Kenny Dorham - Lazy Afternoon

Voici à mon avis l’un des plus grands disques de ce fabuleux trompettiste né le 30 août 1924 à Fairfield, Texas et décédé à New-York une quarantaine d’années plus tard… Disque plutôt méconnu, en tout cas qui passe le plus souvent à la trappe, faute d’une lisibilité claire sur la toile, « The Arrival Of Kenny Dorham » est pourtant un très bel album qui, lorsqu’on l’écoute aujourd’hui, raconte de façon incroyable et qui me brise à chaque fois le cœur, toute une époque révolue, une époque où les musiciens jouaient avec une sincérité et un vécu à nul autre pareil : dans leur musique, ils y mettaient « tout » (leurs vies, leurs émotions, leur âme, leur passion, leur générosité…). Une époque au cours de laquelle on pouvait également les voir jouer en club jusqu’à trois heures ou quatre heures du matin comme en témoigne Round About Midnight at The Café Bohémia. Bref, une époque où il y avait de la vie, du mouvement. Une époque aussi où on les bénissait, où on les choyait, que ce soient les propriétaires de clubs, les producteurs, ou le public en général. Faut dire qu’en ces temps-là, le jazz avait le vent en poupe. Malgré leurs faibles moyens, leurs vies en marge et leurs maigres salaires, les musiciens jouaient avant tout pour la Musique. Image d’Epinal, sans doute… Nostalgie un peu ridicule, sans doute aussi. Les années 1955-1965 illustrent en tout cas cette époque bénie des dieux, une époque qui de surcroît n’était pas aussi consumériste et aseptisée que la nôtre (laquelle est noyée dans une surproduction de plus en plus nauséabonde où tout le monde pense avoir son mot à dire)… Les musiciens d’aujourd’hui ont une pression telle que nombreux sont ceux qui redoutent le chômage, ou leur disparition pure et simple des circuits médiatiques et autres. Cela semble être leur seule préoccupation. Et puis, comme on dit, « il faut être dans le vent ». Donc, produire et vendre. Alors, ils enregistrent à tour de bras sans avoir forcément des choses intéressantes à dire, au lieu de travailler et de penser leur matériau et d’attendre, d’attendre avant de sortir un disque qui fera la différence et marquera durablement les esprits. Et puis, tout le monde n’est pas fait pour être Artiste. En tout cas, pour cela, il y aura toujours un prix à payer. Hélas, ils sont nombreux à oublier la parole d’Aragon: « tout le monde ne s'appelle pas Cézanne ». Et oui, et tout le monde ne s'appelle pas non plus Miles, Chet ou Kenny Dorham...

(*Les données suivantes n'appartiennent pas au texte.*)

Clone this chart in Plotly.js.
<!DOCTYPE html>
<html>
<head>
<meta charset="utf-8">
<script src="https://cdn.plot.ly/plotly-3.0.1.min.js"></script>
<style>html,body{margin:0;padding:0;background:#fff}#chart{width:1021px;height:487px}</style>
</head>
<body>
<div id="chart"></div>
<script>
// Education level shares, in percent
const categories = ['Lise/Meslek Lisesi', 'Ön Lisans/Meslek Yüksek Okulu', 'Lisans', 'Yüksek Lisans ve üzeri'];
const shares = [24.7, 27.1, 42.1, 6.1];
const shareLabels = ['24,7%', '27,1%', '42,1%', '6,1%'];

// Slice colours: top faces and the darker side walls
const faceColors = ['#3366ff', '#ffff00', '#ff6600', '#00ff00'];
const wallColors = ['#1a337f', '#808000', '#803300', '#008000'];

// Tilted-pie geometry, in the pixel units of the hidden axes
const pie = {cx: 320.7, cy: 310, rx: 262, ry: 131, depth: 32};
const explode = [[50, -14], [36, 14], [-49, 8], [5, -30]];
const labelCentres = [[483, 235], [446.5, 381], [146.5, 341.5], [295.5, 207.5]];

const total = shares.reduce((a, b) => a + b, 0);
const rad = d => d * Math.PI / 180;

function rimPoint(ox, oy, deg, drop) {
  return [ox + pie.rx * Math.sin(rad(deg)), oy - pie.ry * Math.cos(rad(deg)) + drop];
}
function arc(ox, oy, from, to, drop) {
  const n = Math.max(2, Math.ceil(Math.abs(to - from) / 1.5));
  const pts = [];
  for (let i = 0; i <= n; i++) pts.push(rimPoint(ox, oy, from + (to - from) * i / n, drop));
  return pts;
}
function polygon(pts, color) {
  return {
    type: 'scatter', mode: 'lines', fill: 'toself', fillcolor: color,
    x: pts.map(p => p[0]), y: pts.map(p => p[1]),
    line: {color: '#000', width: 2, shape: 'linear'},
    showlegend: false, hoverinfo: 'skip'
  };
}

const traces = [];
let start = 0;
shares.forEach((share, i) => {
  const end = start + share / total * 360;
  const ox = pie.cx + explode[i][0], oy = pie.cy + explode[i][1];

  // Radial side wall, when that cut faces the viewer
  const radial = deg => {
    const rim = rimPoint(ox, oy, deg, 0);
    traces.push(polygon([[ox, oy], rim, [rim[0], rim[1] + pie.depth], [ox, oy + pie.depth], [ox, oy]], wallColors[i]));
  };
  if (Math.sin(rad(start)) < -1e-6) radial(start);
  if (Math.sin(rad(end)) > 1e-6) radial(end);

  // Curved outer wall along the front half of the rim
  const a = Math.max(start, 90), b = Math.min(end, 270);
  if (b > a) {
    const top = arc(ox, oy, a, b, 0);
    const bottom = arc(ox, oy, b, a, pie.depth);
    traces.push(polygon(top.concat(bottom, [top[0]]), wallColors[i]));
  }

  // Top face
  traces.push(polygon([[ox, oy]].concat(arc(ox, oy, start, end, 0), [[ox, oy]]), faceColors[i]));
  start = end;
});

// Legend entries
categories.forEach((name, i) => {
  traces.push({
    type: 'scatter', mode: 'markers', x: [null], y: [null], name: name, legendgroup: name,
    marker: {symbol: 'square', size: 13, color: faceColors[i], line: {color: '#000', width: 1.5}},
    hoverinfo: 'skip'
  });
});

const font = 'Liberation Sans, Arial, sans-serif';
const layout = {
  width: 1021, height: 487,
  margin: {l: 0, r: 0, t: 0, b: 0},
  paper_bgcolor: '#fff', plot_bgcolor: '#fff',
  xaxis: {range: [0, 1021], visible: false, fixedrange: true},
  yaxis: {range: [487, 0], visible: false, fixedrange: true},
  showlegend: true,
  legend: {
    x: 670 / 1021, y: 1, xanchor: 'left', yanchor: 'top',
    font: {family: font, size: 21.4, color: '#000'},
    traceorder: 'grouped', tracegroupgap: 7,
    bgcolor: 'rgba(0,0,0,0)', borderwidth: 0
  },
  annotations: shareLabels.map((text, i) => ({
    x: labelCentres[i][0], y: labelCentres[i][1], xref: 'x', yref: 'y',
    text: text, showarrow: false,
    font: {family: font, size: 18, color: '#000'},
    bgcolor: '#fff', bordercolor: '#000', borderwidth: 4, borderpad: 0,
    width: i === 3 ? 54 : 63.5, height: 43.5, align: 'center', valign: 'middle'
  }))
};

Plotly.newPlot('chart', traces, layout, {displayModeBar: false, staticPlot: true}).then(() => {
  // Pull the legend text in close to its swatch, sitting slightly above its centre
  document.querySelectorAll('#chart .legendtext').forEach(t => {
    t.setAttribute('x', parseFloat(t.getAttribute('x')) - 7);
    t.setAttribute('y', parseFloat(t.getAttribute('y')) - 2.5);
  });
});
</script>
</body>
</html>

Ce disque initialement gravé par le label Jaro International en 1960 fut réédité par le label Fresh Sound dans les années 90 (dans cette édition, The Arrival of Kenny Dorham). Cette modeste chronique, assez inutile, passera bien sûr à la trappe, mais peu importe, je tiens à dire ici que c’est bel et bien cette édition « Jaro » qu’il faut privilégier (il s’agit d’un import japonais)… Pourquoi celle-ci plutôt qu’une autre ? Pour trois simples raisons (1) : le label japonais restitue la pochette d’origine et la qualité sonore y est irréprochable, pour ne pas dire exceptionnelle (cette session studio fut enregistrée en mono mais le travail des ingénieurs du son y est remarquable, toutes les nuances sont apportées avec un soin incroyable, à un point tel que les musiciens semblent jouer dans la pièce où nous nous trouvons). Encore une fois, le soin apporté par les Japonais aurait de quoi faire pâlir certains professionnels européens (disque inséré dans une pochette fine de coton pour ne pas rayer la galette), notes originales du livret en japonais et en anglais. Enfin, le plaisir est triple lorsqu’on croise pareil line-up. Visez un peu : Tommy Flanagan est au piano, Butch Warren à la contrebasse, Buddy Enlow à la batterie et enfin, sur quelques plages, Charles Davis au saxophone baryton (2). Quant au répertoire, il est superbe. Outre une version inoubliable d’un standard de J. Mercer (« I’m An Old Cowhand », thème que l’on a tous admiré et écouté jusqu’à plus soif dans cette galette exceptionnelle de Sonny Rollins, le fameux Way Out West), on trouvera huit autres pièces, parmi lesquelles « Stage West » et Butch’s Blues » (deux compositions du trompettiste), « Song of Delilah » et « Stella by Starlight » (ces deux standards signés Victor Young sont interprétés avec beaucoup de soin), une version d’anthologie de « Lazy Afternoon » (composition de Jerome Moross que Joe Henderson portera lui aussi à un niveau poétique incroyable, quelques années plus tard, dans la galette Power to The People), « Six Bits » (Albam), « Turbo » (composition de Charles Davis) et enfin « When Sunny Gets Blue », le standard par excellence signé Fisher/Segal. Les neuf thèmes proposés par le quintet oscillent entre trois et quatre minutes, dans des thématiques bien repérables qui vont ainsi droit à l’essentiel (3).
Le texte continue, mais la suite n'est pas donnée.